Nitrogen mineralization rate
We assessed the amount of inorganic N mineralized over the growing season in the enclosures with the buried bag technique26,27. A soil sample of about 300 g was taken from each enclosure in mid-June 2015 by extracting six evenly spaced cores (ϕ25 mm, 10 cm deep) and mixing them into one composite sample. We spitted the composite sample into two samples and put them in polyethylene bags. One bag was buried c. 8 cm below the soil surface in the middle of the enclosure, and the other was brought back to the lab for storage in a freezer (− 20 °C) until analysis. After 90 days, we recollected the buried bags, brought them to the lab and stored them in a freezer until further analyses. These samples were later analyzed for inorganic N content (g/kg of NO3/NO2 and NH4 respectively) using 2 M KCl extraction (Agrilab AB, Uppsala, Sweden). We estimate soil net N mineralization produced over the 90-day period by was subtracting the amount of nitrate and ammonium in the control bags from that in the buried bags.
We used linear mixed effects models28 to test how primary production, soil decomposition potential, N mineralization, and litter decomposability responded to N fertilization and above- and belowground herbivory.
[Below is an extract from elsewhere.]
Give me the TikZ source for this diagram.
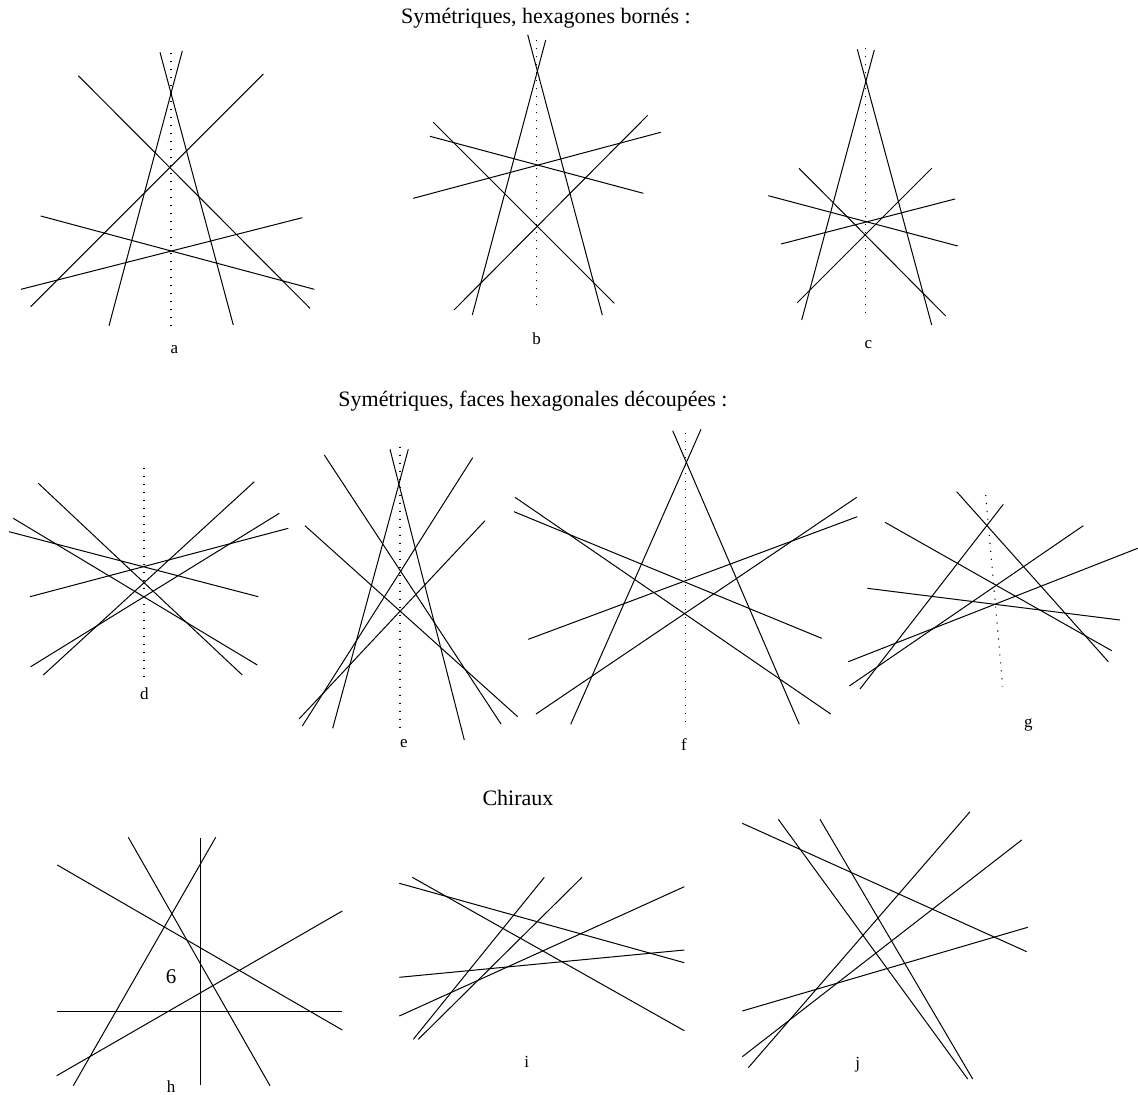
\documentclass[tikz,border=0pt]{standalone}
\usepackage{fontspec}
\setmainfont{Liberation Serif}
\begin{document}
\begin{tikzpicture}[x=1pt,y=-1pt,
  ln/.style={line width=1pt},
  ax/.style={line width=1.1pt, dash pattern=on 1.1pt off 6.9pt},
  ttl/.style={anchor=base, inner sep=0pt, font=\fontsize{22}{26}\selectfont},
  lbl/.style={inner sep=0pt, font=\fontsize{17}{20}\selectfont}]
\useasboundingbox (0,0) rectangle (1138,1095);
% titles
\node[ttl] (t1) at (546,23.3) {Symétriques, hexagones bornés :};
\node[ttl] (t2) at (533,406.7) {Symétriques, faces hexagonales découpées :};
\node[ttl] (t3) at (518,805) {Chiraux};
% ---------- a
\draw[ax] (171,53.3) -- (171,330);
\draw[ln] (160,52.3) -- (233.3,325);
\draw[ln] (182.3,51) -- (109,325.7);
\draw[ln] (78.3,75.7) -- (310,308.3);
\draw[ln] (263.3,74) -- (30.7,306.7);
\draw[ln] (40.7,216) -- (314.3,289.3);
\draw[ln] (302.3,217.7) -- (21,289.3);
\node[lbl] (la) at (174.3,350) {a};
% ---------- b
\draw[ax] (536.7,40) -- (536.7,310);
\draw[ln] (527.7,34.7) -- (602.3,315);
\draw[ln] (545.7,40) -- (472.3,315);
\draw[ln] (433.3,122.3) -- (614.3,303.3);
\draw[ln] (647.7,115.3) -- (454,310);
\draw[ln] (430,136.3) -- (643.3,193.3);
\draw[ln] (660.7,132.3) -- (413.3,198.3);
\node[lbl] (lb) at (536.7,338.3) {b};
% ---------- c
\draw[ax] (865.7,48.3) -- (865.7,320);
\draw[ln] (857.3,49.3) -- (931.7,325);
\draw[ln] (874.3,50) -- (801.7,320);
\draw[ln] (799,168.3) -- (945.7,316);
\draw[ln] (931.7,168.3) -- (797.3,302.7);
\draw[ln] (768.3,195.7) -- (957.7,246);
\draw[ln] (955,199) -- (781,244);
\node[lbl] (lc) at (868.3,345) {c};
% ---------- d
\draw[ax] (144,468.3) -- (144,683.3);
\draw[ln] (38.3,483.3) -- (242.3,675);
\draw[ln] (254.3,481.7) -- (43.3,675);
\draw[ln] (13.3,518.3) -- (257.3,665);
\draw[ln] (279.3,513.3) -- (30.7,666.7);
\draw[ln] (9,531.7) -- (258.3,596.7);
\draw[ln] (288.3,528.3) -- (30,596.7);
\node[lbl] (ld) at (144.3,693.3) {d};
% ---------- e
\draw[ax] (400,446.7) -- (400,730);
\draw[ln] (390,449.3) -- (464.3,740);
\draw[ln] (408.3,449.3) -- (332.7,728.3);
\draw[ln] (324.3,455) -- (501,724);
\draw[ln] (472.7,457.7) -- (302.3,726);
\draw[ln] (305,525.7) -- (517.7,716.7);
\draw[ln] (485,520.7) -- (299,719);
\node[lbl] (le) at (404,743.3) {e};
% ---------- f
\draw[ax] (685.3,433.3) -- (685.3,725);
\draw[ln] (672.7,430.7) -- (799.3,724.3);
\draw[ln] (701,429.3) -- (570.7,724.3);
\draw[ln] (515,497.3) -- (830.7,714);
\draw[ln] (856.7,497.3) -- (536,714);
\draw[ln] (514,511.7) -- (821.7,638.3);
\draw[ln] (857.3,516.7) -- (528.3,639.3);
\node[lbl] (lf) at (684,745) {f};
% ---------- g
\draw[ax] (985.7,495) -- (1002.7,686.7);
\draw[ln] (956.7,491.7) -- (1108.3,661.7);
\draw[ln] (1003.3,504.3) -- (860,689);
\draw[ln] (885,522.3) -- (1111.7,650.7);
\draw[ln] (1083.3,525.7) -- (849.3,686);
\draw[ln] (1137.7,548.3) -- (848.3,661.7);
\draw[ln] (867.3,588.3) -- (1120,620);
\node[lbl] (lg) at (1028.3,725) {g};
% ---------- h
\draw[ln] (200,838.3) -- (200,1085);
\draw[ln] (56.7,1011) -- (342.3,1011);
\draw[ln] (128.3,837.3) -- (270,1085.7);
\draw[ln] (215.7,837.3) -- (73.3,1085.7);
\draw[ln] (57.3,865) -- (342.3,1030);
\draw[ln] (342.3,911) -- (56.7,1075.7);
\node[inner sep=0pt, font=\fontsize{21}{25}\selectfont] (six) at (171,976.7) {6};
\node[lbl] (lh) at (171,1086.7) {h};
% ---------- i
\draw[ln] (412.3,877.3) -- (684.3,1030.7);
\draw[ln] (399.3,883.3) -- (684.3,962.7);
\draw[ln] (544.3,877.3) -- (413.3,1039.3);
\draw[ln] (582,877.3) -- (418.3,1039.3);
\draw[ln] (684.3,886.7) -- (399.3,1016);
\draw[ln] (399.3,977.3) -- (684.3,950);
\node[lbl] (li) at (526.7,1061.7) {i};
% ---------- j
\draw[ln] (742.3,823.3) -- (1026.7,951.7);
\draw[ln] (778.3,819.3) -- (967.7,1079);
\draw[ln] (820,819.3) -- (972.7,1079);
\draw[ln] (970,811.7) -- (748.3,1067.7);
\draw[ln] (1021.7,840) -- (742.3,1056.7);
\draw[ln] (742.3,1011) -- (1027.7,927.3);
\node[lbl] (lj) at (857.7,1065) {j};
\end{tikzpicture}
\end{document}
Total shoot biomass was analyzed as a dependent variable of the fixed factors N and above- and belowground herbivory, including all possible interactions between the three factors. Year was included as a fixed factor, to account for variation among the harvests in the different years. Enclosure was nested within block in the random structure of the model. To account for autocorrelation of repeated measures within enclosures, we added a first-order autoregressive correlation structure to the model. Total root biomass was analysed with N and above- and belowground herbivory as fixed factors, with all possible interactions among the factors, and block included as a random factor. We also tested for treatment effects on the ratio between root and shoot production in 2015. Finally, we explored whether herbivory generated effects on aboveground shoot biomass were dependent on differences in soil decomposability (mass loss of read tea) and nitrate production by including these variables as covariates in the analyses.
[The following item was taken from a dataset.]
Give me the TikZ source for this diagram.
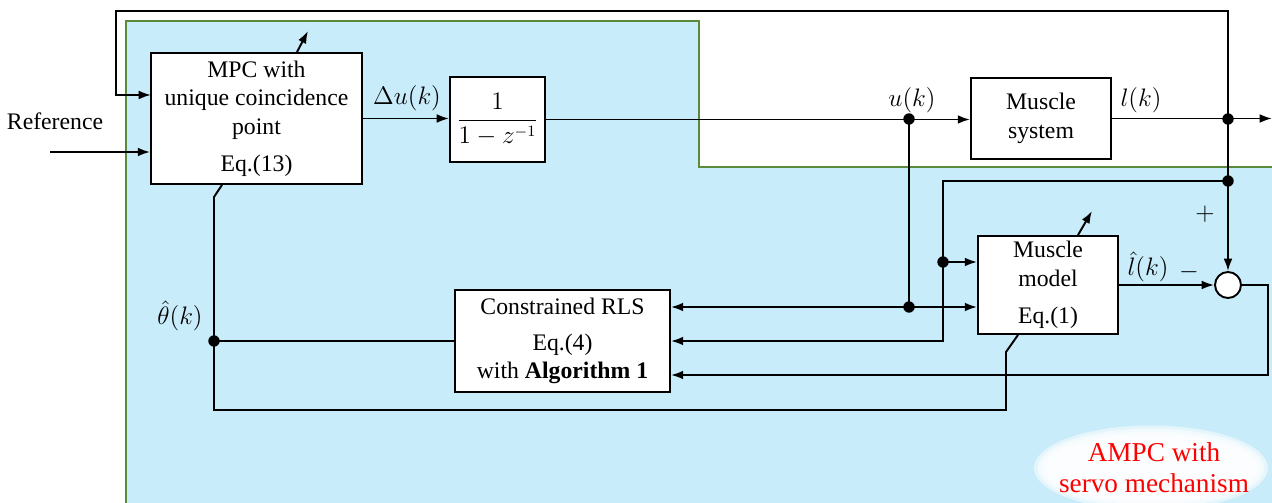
\documentclass[tikz,border=0pt]{standalone}
\usepackage[no-math]{fontspec}
\setmainfont{Liberation Serif}
\usepackage{amsmath}
\usetikzlibrary{arrows.meta}
\definecolor{servobg}{RGB}{201,236,250}
\definecolor{servoedge}{RGB}{90,138,58}

\begin{document}
\begin{tikzpicture}[x=0.02cm, y=-0.02cm, line width=1.1pt,
    >={Latex[length=7pt,width=5pt]},
    every node/.style={font=\fontsize{13.5}{16.2}\selectfont},
    block/.style={draw, fill=white, align=center, inner sep=0pt},
    tag/.style={inner sep=1pt},
    dot/.style={circle, fill, inner sep=0pt, minimum size=6.5pt}]
  \useasboundingbox (0,0) rectangle (1272,503);
  % servo mechanism area
  \fill[servobg] (126,503) -- (126,21) -- (699,21) -- (699,167) -- (1272,167) -- (1272,503) -- cycle;
  \draw[servoedge, line width=1.6pt] (126,503) -- (126,21) -- (699,21) -- (699,167) -- (1272,167);
  \foreach \k in {0,1,2,3}
    \fill[white, opacity=0.5] (1151,468) ellipse [x radius=2.34cm-\k*0.07cm, y radius=0.85cm-\k*0.06cm];
  \node[text=red, align=center, font=\fontsize{15.5}{17.5}\selectfont] (servo) at (1154,468) {AMPC with\\servo mechanism};

  % blocks
  \node[block, minimum width=4.22cm, minimum height=2.62cm] (mpc) at (256.5,118.5) {MPC with\\unique coincidence\\point\\[5pt]Eq.(13)};
  \node[block, minimum width=1.9cm, minimum height=1.7cm] (acc) at (497.5,119.5) {$\dfrac{1}{1-z^{-1}}$};
  \node[block, minimum width=2.8cm, minimum height=1.62cm] (sys) at (1041,118.5) {Muscle\\system};
  \node[block, minimum width=2.8cm, minimum height=1.96cm] (model) at (1048,285) {Muscle\\model\\[5pt]Eq.(1)};
  \node[block, minimum width=4.3cm, minimum height=2.04cm] (rls) at (562.5,341) {Constrained RLS\\[4pt]Eq.(4)\\with \textbf{Algorithm 1}};
  \node[circle, draw, fill=white, minimum size=0.52cm, inner sep=0pt] (sum) at (1228,285) {};

  % junctions
  \foreach \name/\x/\y in {ju/909/119, uu/909/307, jl/1228/119, jf/1228/181, jm/943/262, jt/214/341}
    \node[dot] (\name) at (\x,\y) {};
  \coordinate (ref) at (50,152);
  \coordinate (fbin) at (151,95);
  \coordinate (out) at (1272,119);
  \coordinate (c1) at (943,341);
  \coordinate (c2) at (1268,375);

  % labels
  \node[tag] (reflabel) at (55,121) {Reference};
  \node[tag] (dulabel) at (407,98) {$\Delta u(k)$};
  \node[tag] (ulabel) at (912,100) {$u(k)$};
  \node[tag] (llabel) at (1141,100) {$l(k)$};
  \node[tag] (lhat) at (1148,267) {$\hat{l}(k)$};
  \node[tag] (minus) at (1189,272) {$-$};
  \node[tag] (plus) at (1205,214) {$+$};
  \node[tag] (thlabel) at (180,316) {$\hat{\theta}(k)$};

  % signal lines
  \draw[->] (ref) -- (ref -| mpc.west);
  \draw[->] (jl.center) -- (1228,11) -| (116,95) -- (fbin);
  \draw[->] (mpc.east) -- (acc.west |- mpc.east);
  \draw[->] (acc.east) -- (acc.east -| sys.west);
  \draw[->] (sys.east) -- (sys.east -| out);
  \draw[->] (jl.center) -- (sum.north);
  \draw[->] (jf.center) -| (c1) -- (c1 -| rls.east);
  \draw[->] (jm.center) -- (jm -| model.west);
  \draw (ju.center) -- (uu.center);
  \draw[->] (uu.center) -- (uu -| rls.east);
  \draw[->] (uu.center) -- (uu -| model.west);
  \draw[->] (model.east) -- (sum.west);
  \draw[->] (sum.east) -| (c2) -- (c2 -| rls.east);
  \draw (rls.west) -- (jt.center);
  \draw ([xshift=-0.69cm]mpc.south) -- (214,197) -- (214,410) -| (1006,352) -- ([xshift=-0.6cm]model.south);

  % adaptation arrows
  \draw[->] ([xshift=0.81cm]mpc.north) -- ++(11,-21);
  \draw[->] ([xshift=0.6cm]model.north) -- ++(14,-24);
\end{tikzpicture}
\end{document}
In the analysis of mass loss of the red and green tea, we first calculated the mean mass loss for each tea type (i.e. the mean for the two bags of each type) in each enclosure. The mean mass losses of each tea type and the litter mass losses of D. glomerata, P. lanceolata and T. pratense were then analyzed in linear mixed effects models with block as random factor. In each model, N and above- and belowground herbivory were included as fixed factors, including all possible interactions between the three. For T. pratense, two enclosures were excluded as there was no T. pratense litter from 2014 to use (i.e. the species had gone extinct in these enclosures). A third enclosure was excluded from the analysis, as its amount of T. pratense litter from 2014 was only 0.1 g and skewed the analysis. All analyses were performed in R version 3.2.3 (2015).